証明書等及び弁論の全趣旨によって,平成20年6月以降継続して作成され,このころ化粧品の化粧箱内に同封されたことが認められる能書中にも,被告の商号に対応する英語ないし通称(屋号)である「AOI COSMETIC」の表示と並んで本件商標の外観と同じ標章が記載されている。
証明書等及び弁論の全趣旨によって,平成19年4月以降継続して作成され,このころ被告によって使用されたことが認められる試供品送付用の封筒や,平成16年7月以降継続して作成され,このころ被告の役員・従業員によって使用されたことが認められる名刺中にも,上記能書におけるのと同様に,本件商標の外観と同じ標章が記載されている。
上記の能書の記載は本件商標の指定商品の包装に本件商標を付して使用するものであるし,上記封筒等の記載は少なくとも本件商標を広告的に使用するものであるから,これらの証拠によっても,被告が指定商品について,予告登録の日より3年以内に本件商標を商品の広告に付して使用した事実を証明したものということができる。
また,証明書等により,平成20年8月以降継続して作成され,顧客に対し化粧品等と同送したことが認められるリーフレット,平成18年10月以降継続して作成され,試供品の「コットン」の包装内に同封された試供品説明書,遅くとも平成22年8月23日以前に同様に顧客に頒布されたリーフレット,注意書き中にも,本件商標の外観と同じ態様の「『三相乳化』した乳液」等の記載があるが,これらの記載についても被告の商品の特徴を強調し,商標としての機能を果たすものということができるから,これらの証拠によっても,被告が指定商品について,予告登録の日より3年以内に本件商標を商品の広告に付して使用した事実を証明したものということができる。

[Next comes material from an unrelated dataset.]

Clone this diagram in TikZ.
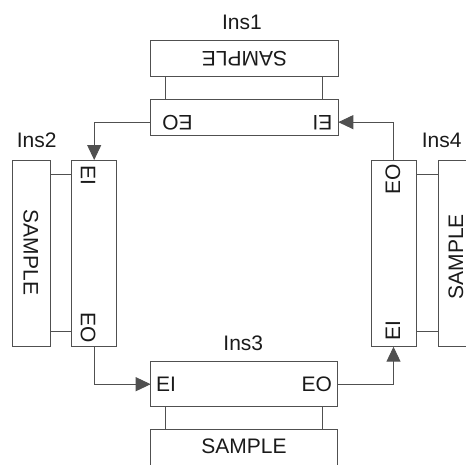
\documentclass[tikz,border=0pt]{standalone}
\usepackage{fontspec}
\setmainfont{Liberation Sans}
\usetikzlibrary{arrows.meta}
\definecolor{ln}{HTML}{505050}
\definecolor{tx}{HTML}{1A1A1A}
\begin{document}
\begin{tikzpicture}[x=1pt,y=-1pt,
  box/.style={draw=ln,line width=1pt,inner sep=0pt,outer sep=0pt},
  lbl/.style={text=tx,font=\fontsize{21}{25}\selectfont,inner sep=0pt},
  wire/.style={draw=ln,line width=1pt},
  conn/.style={draw=ln,line width=1pt,-{Triangle[length=15pt,width=14pt]}}]
\useasboundingbox (0,0) rectangle (466,464);
\clip (0,0) rectangle (466,464);
% Ins1
\node[box,minimum width=187.6pt,minimum height=36.7pt] (s1) at (244.5,58.35) {};
\node[box,minimum width=187.6pt,minimum height=35.7pt] (p1) at (244.5,117.15) {};
\draw[wire] ([xshift=15pt]s1.south west) -- ([xshift=15pt]p1.north west);
\draw[wire] ([xshift=-15.6pt]s1.south east) -- ([xshift=-15.6pt]p1.north east);
\node[lbl] (n1) at (242,22) {Ins1};
\node[lbl,rotate=180] (t1) at (244.5,58.3) {SAMPLE};
\node[lbl,rotate=180] (eo1) at (177.5,123) {EO};
\node[lbl,rotate=180] (ei1) at (322.5,123) {EI};
% Ins2
\node[box,minimum width=37.3pt,minimum height=186.7pt] (s2) at (31.35,253.35) {};
\node[box,minimum width=45pt,minimum height=186.7pt] (p2) at (94.2,253.35) {};
\draw[wire] ([yshift=-14pt]s2.north east) -- ([yshift=-14pt]p2.north west);
\draw[wire] ([yshift=15pt]s2.south east) -- ([yshift=15pt]p2.south west);
\node[lbl] (n2) at (36.7,140) {Ins2};
\node[lbl,rotate=-90] (t2) at (30.8,252.5) {SAMPLE};
\node[lbl,rotate=-90] (ei2) at (88,175.8) {EI};
\node[lbl,rotate=-90] (eo2) at (88,327.5) {EO};
% Ins3
\node[box,minimum width=187pt,minimum height=45pt] (p3) at (244.2,384.2) {};
\node[box,minimum width=187pt,minimum height=51pt] (s3) at (244.2,454.5) {};
\draw[wire] ([xshift=15pt]p3.south west) -- ([xshift=15pt]s3.north west);
\draw[wire] ([xshift=-15.4pt]p3.south east) -- ([xshift=-15.4pt]s3.north east);
\node[lbl] (n3) at (243.3,343.3) {Ins3};
\node[lbl] (ei3) at (166,384) {EI};
\node[lbl] (eo3) at (316.7,384) {EO};
\node[lbl] (t3) at (244,446.7) {SAMPLE};
% Ins4
\node[box,minimum width=45pt,minimum height=186.7pt] (p4) at (393.5,253.35) {};
\node[box,minimum width=51.7pt,minimum height=186.7pt] (s4) at (464.15,253.35) {};
\draw[wire] ([yshift=-14pt]p4.north east) -- ([yshift=-14pt]s4.north west);
\draw[wire] ([yshift=15pt]p4.south east) -- ([yshift=15pt]s4.south west);
\node[lbl] (n4) at (441.7,140) {Ins4};
\node[lbl,rotate=90] (t4) at (455.8,256.7) {SAMPLE};
\node[lbl,rotate=90] (eo4) at (393,179) {EO};
\node[lbl,rotate=90] (ei4) at (393,330.8) {EI};
% connectors
\draw[conn] ([yshift=-5pt]p1.west) -| (p2.north);
\draw[conn] (p2.south) |- (p3.west);
\draw[conn] (p3.east) -| (p4.south);
\draw[conn] (p4.north) |- ([yshift=-5pt]p1.east);
\end{tikzpicture}
\end{document}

結局,被告による基準時前の本件商標の使用の事実を認めることができるから,原告の商標登録取消請求は理由がなく,同請求を不成立とした審決に違法な点は存しない。

3、これから商標登録する際に

このように裁判所は商標の「商標的使用」を認め、商標登録の取り消しを否定しました。
一般論としては単なる製造方法に過ぎない表示は商標としての使用とは認められないでしょう。
しかし、それはその製造方法の表示があくまで「製造方法」であると一般の需要者に理解されている場合においての話です。
一般需要者がその表示を製造方法と認識しないのであれば、それは立派に商標として機能していると言えます。
裁判所の判断中次の部分が重要です。
「原告が提出する他の文献等の存在を考慮しても,「三相乳化」の語は未だ一般的な用語になっているものではなく,油化学ないし脂質の化学的性質の知識に疎い一般の需要者も上記論文にあるような「三相乳化」の技術的な意味を理解して本件パンフレット等の記載に接するとはいえない。
そうすると,上記のような一般の需要者は,「三相乳化」の語から特定の製造法を連想し得るものではなく,原告の提出する論文等の存在によって「三相乳化」の記載の出所識別機能等に係る前記結論が左右されるものではない。
結局,記載1及び2における「三相乳化」の記載は商標的使用に当たるとしてみて差し支えなく,被告において本件商標を予告登録の日より3年以内に商品の広告に付して使用したものということができる」
ここでも「一般の需要者は,「三相乳化」の語から特定の製造法を連想し得るものではな」いので「記載1及び2における「三相乳化」の記載は商標的使用に当たるとしてみて差し支えなく」とされています。

製造方法を商品のアピールに用いることはよくあります。
その際に、製造方法だからとあきらめるのではなく、一度チャレンジしてみることも必要だと思います。

 

 

この記事は知財高判平成24年5月16日(平成23年(行ケ)第10244号)を元に執筆しました。